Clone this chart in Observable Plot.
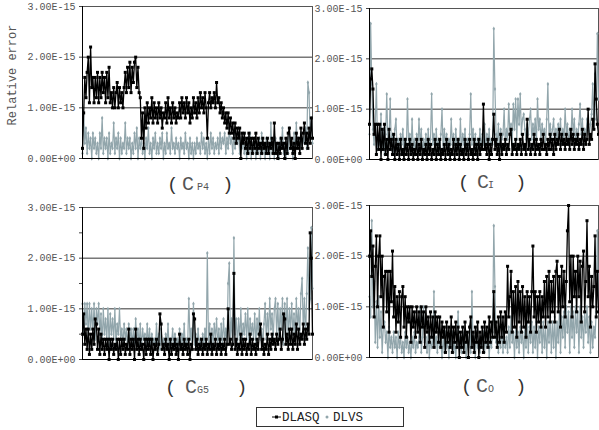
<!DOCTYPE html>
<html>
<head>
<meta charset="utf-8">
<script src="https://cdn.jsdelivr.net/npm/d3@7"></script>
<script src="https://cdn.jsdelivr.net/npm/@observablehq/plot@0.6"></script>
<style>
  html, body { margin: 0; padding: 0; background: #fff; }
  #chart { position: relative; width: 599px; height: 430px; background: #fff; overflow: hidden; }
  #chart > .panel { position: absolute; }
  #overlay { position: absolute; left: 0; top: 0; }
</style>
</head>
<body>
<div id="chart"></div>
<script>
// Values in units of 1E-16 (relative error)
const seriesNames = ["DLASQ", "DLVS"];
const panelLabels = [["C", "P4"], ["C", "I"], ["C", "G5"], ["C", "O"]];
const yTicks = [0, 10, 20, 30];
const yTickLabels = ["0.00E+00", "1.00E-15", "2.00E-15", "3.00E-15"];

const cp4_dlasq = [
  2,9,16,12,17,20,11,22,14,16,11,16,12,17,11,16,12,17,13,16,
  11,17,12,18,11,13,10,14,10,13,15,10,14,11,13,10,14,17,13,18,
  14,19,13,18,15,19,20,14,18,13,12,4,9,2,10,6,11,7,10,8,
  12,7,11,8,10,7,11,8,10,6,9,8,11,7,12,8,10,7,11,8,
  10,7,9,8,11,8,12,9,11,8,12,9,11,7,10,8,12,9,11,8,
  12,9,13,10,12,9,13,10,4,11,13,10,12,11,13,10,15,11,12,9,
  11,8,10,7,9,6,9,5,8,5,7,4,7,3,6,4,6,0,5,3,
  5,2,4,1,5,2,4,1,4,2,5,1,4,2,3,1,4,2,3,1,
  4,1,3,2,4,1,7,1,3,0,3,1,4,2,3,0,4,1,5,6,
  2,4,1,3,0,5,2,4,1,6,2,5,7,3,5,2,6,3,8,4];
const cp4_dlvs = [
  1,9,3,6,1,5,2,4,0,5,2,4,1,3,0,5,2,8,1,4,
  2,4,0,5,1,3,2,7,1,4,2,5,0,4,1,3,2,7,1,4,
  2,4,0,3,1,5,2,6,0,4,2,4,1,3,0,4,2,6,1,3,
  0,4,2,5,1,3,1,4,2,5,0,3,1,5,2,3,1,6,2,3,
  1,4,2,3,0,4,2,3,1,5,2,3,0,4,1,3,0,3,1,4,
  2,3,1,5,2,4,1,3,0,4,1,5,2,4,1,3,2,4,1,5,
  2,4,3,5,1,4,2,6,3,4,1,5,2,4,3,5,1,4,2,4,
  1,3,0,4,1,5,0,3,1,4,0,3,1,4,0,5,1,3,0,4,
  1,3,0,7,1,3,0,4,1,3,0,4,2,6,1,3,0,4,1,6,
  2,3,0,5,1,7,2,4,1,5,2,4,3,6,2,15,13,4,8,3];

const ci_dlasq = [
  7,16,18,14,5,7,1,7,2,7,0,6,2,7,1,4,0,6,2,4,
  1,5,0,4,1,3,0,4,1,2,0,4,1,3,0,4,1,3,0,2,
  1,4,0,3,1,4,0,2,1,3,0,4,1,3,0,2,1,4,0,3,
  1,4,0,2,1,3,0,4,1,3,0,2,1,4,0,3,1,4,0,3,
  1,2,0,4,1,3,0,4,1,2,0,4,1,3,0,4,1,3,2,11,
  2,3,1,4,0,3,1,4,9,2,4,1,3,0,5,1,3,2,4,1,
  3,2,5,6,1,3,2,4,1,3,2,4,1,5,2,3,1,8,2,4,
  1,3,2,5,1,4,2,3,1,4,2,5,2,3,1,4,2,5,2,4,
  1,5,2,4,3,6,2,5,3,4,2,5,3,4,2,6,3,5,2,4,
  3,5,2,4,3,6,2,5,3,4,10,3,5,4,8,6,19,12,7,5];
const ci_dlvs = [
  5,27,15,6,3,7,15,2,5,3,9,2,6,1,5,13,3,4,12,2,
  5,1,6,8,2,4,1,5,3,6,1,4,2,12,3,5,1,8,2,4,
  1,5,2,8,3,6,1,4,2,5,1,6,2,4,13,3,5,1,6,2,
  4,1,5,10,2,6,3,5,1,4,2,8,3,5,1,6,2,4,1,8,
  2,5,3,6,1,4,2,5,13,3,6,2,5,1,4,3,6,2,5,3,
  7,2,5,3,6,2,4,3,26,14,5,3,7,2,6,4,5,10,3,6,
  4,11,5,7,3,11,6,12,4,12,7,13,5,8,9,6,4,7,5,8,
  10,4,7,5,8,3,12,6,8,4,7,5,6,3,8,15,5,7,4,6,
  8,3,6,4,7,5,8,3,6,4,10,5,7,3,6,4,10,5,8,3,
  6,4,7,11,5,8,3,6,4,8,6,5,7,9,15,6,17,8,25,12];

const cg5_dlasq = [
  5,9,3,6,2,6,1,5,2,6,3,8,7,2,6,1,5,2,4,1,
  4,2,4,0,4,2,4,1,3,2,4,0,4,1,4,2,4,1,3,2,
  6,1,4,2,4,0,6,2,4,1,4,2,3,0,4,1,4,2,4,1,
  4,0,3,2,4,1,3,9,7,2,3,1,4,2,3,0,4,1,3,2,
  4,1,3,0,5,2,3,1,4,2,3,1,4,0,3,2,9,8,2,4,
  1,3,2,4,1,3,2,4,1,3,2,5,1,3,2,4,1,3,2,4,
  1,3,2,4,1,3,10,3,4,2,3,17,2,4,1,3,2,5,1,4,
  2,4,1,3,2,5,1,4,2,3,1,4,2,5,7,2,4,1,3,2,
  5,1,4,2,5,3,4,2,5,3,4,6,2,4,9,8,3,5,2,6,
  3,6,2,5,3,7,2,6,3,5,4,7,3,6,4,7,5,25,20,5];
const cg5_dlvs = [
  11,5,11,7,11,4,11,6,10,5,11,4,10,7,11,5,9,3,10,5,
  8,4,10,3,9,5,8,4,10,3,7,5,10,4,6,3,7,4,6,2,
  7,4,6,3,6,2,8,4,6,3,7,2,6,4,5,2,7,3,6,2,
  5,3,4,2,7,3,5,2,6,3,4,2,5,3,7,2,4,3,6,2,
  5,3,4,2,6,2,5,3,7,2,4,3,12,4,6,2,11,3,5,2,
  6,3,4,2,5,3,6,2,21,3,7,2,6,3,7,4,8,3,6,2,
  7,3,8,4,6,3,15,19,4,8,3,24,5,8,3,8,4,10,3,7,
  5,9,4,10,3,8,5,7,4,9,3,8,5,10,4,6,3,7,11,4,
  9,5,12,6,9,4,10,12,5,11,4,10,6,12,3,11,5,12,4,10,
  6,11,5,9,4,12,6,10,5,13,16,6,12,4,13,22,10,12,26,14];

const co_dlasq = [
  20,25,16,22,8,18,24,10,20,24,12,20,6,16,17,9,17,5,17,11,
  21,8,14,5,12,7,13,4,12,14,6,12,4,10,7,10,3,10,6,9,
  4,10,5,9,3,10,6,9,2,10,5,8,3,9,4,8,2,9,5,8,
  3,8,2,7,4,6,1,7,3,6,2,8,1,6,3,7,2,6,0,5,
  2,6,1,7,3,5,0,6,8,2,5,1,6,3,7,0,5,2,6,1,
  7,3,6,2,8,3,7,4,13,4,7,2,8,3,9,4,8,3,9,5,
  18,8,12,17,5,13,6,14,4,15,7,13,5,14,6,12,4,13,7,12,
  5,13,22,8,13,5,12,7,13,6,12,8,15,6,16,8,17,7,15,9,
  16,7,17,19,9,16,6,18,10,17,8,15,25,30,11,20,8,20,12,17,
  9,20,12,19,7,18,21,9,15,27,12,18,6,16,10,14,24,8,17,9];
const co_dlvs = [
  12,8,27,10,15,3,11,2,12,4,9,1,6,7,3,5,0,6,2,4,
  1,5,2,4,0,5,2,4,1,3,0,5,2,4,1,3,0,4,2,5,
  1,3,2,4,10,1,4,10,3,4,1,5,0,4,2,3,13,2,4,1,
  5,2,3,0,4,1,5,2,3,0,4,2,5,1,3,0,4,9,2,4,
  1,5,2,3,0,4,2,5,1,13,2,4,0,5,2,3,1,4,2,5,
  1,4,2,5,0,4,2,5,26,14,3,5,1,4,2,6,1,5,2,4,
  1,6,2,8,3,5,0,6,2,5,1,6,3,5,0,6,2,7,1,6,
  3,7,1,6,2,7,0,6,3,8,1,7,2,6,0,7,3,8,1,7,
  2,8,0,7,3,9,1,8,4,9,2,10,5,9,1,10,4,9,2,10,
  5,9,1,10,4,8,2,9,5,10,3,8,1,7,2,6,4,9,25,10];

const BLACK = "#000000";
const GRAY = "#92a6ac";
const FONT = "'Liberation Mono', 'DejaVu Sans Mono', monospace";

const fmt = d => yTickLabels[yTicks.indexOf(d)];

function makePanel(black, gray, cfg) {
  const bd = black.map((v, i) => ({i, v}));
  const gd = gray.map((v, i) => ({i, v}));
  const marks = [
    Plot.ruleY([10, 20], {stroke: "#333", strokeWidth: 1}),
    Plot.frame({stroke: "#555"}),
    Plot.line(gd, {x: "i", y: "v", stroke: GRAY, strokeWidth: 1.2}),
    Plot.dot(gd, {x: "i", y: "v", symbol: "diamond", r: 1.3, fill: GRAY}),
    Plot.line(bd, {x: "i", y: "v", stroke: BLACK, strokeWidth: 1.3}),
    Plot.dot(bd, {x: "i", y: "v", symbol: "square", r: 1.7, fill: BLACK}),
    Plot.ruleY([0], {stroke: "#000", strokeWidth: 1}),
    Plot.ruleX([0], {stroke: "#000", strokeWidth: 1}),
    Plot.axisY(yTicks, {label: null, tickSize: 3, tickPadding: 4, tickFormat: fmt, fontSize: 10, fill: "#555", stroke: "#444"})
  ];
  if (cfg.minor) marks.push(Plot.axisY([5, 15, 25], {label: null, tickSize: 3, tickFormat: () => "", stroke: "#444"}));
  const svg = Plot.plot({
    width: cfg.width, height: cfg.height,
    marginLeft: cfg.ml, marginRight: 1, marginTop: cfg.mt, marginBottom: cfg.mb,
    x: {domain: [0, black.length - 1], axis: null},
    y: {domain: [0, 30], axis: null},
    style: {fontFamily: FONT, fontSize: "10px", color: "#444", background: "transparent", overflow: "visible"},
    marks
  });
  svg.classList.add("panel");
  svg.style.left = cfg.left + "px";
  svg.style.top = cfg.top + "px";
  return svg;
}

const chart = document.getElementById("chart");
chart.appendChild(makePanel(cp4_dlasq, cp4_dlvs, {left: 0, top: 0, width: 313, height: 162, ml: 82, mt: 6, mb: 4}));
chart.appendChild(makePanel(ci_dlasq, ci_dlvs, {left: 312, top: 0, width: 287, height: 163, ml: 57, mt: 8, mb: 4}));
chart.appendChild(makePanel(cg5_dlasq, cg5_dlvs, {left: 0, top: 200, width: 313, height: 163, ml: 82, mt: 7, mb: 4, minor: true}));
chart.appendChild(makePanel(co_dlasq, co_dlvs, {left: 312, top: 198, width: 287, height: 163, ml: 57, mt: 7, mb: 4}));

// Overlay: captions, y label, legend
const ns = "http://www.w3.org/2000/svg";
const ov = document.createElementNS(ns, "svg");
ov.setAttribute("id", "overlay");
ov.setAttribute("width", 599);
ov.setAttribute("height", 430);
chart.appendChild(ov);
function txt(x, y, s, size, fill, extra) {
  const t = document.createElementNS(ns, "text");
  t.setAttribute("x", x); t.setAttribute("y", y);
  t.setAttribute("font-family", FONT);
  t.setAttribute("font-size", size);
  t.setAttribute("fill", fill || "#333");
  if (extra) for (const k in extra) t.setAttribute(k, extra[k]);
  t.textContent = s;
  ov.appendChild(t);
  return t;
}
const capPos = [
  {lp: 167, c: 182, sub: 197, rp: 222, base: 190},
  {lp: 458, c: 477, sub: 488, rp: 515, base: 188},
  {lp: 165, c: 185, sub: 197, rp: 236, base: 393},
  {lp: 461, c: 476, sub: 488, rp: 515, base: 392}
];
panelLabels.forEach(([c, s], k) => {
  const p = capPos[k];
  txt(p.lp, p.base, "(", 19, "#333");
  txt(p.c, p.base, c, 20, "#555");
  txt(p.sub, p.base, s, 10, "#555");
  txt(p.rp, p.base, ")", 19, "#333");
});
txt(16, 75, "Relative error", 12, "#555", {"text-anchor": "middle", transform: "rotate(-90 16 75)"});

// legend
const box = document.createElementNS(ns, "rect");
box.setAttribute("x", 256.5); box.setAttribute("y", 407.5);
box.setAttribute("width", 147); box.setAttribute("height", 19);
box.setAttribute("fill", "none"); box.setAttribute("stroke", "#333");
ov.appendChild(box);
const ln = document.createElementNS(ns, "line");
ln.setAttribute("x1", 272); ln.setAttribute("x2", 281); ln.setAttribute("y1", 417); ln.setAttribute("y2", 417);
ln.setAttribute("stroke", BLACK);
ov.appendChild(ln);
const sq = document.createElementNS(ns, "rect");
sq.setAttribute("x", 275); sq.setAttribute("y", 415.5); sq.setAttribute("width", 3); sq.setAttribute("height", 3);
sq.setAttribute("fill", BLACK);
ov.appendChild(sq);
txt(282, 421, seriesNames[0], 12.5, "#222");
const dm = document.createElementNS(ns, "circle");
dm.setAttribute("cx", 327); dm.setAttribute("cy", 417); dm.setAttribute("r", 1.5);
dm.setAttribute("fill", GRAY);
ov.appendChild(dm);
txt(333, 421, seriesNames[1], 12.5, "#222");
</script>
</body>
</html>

§ **WHAT IS REQUIRED**
Give back exactly the lines from the first line of the data through the line with "2,3,0,5,1,7,2,4,1,5,2,4,3,6,2,15,13,4,8,3];", pictures excluded.

§ **WRITTEN RESPONSE**
Clone this chart in Observable Plot.
<!DOCTYPE html>
<html>
<head>
<meta charset="utf-8">
<script src="https://cdn.jsdelivr.net/npm/d3@7"></script>
<script src="https://cdn.jsdelivr.net/npm/@observablehq/plot@0.6"></script>
<style>
  html, body { margin: 0; padding: 0; background: #fff; }
  #chart { position: relative; width: 599px; height: 430px; background: #fff; overflow: hidden; }
  #chart > .panel { position: absolute; }
  #overlay { position: absolute; left: 0; top: 0; }
</style>
</head>
<body>
<div id="chart"></div>
<script>
// Values in units of 1E-16 (relative error)
const seriesNames = ["DLASQ", "DLVS"];
const panelLabels = [["C", "P4"], ["C", "I"], ["C", "G5"], ["C", "O"]];
const yTicks = [0, 10, 20, 30];
const yTickLabels = ["0.00E+00", "1.00E-15", "2.00E-15", "3.00E-15"];

const cp4_dlasq = [
  2,9,16,12,17,20,11,22,14,16,11,16,12,17,11,16,12,17,13,16,
  11,17,12,18,11,13,10,14,10,13,15,10,14,11,13,10,14,17,13,18,
  14,19,13,18,15,19,20,14,18,13,12,4,9,2,10,6,11,7,10,8,
  12,7,11,8,10,7,11,8,10,6,9,8,11,7,12,8,10,7,11,8,
  10,7,9,8,11,8,12,9,11,8,12,9,11,7,10,8,12,9,11,8,
  12,9,13,10,12,9,13,10,4,11,13,10,12,11,13,10,15,11,12,9,
  11,8,10,7,9,6,9,5,8,5,7,4,7,3,6,4,6,0,5,3,
  5,2,4,1,5,2,4,1,4,2,5,1,4,2,3,1,4,2,3,1,
  4,1,3,2,4,1,7,1,3,0,3,1,4,2,3,0,4,1,5,6,
  2,4,1,3,0,5,2,4,1,6,2,5,7,3,5,2,6,3,8,4];
const cp4_dlvs = [
  1,9,3,6,1,5,2,4,0,5,2,4,1,3,0,5,2,8,1,4,
  2,4,0,5,1,3,2,7,1,4,2,5,0,4,1,3,2,7,1,4,
  2,4,0,3,1,5,2,6,0,4,2,4,1,3,0,4,2,6,1,3,
  0,4,2,5,1,3,1,4,2,5,0,3,1,5,2,3,1,6,2,3,
  1,4,2,3,0,4,2,3,1,5,2,3,0,4,1,3,0,3,1,4,
  2,3,1,5,2,4,1,3,0,4,1,5,2,4,1,3,2,4,1,5,
  2,4,3,5,1,4,2,6,3,4,1,5,2,4,3,5,1,4,2,4,
  1,3,0,4,1,5,0,3,1,4,0,3,1,4,0,5,1,3,0,4,
  1,3,0,7,1,3,0,4,1,3,0,4,2,6,1,3,0,4,1,6,
  2,3,0,5,1,7,2,4,1,5,2,4,3,6,2,15,13,4,8,3];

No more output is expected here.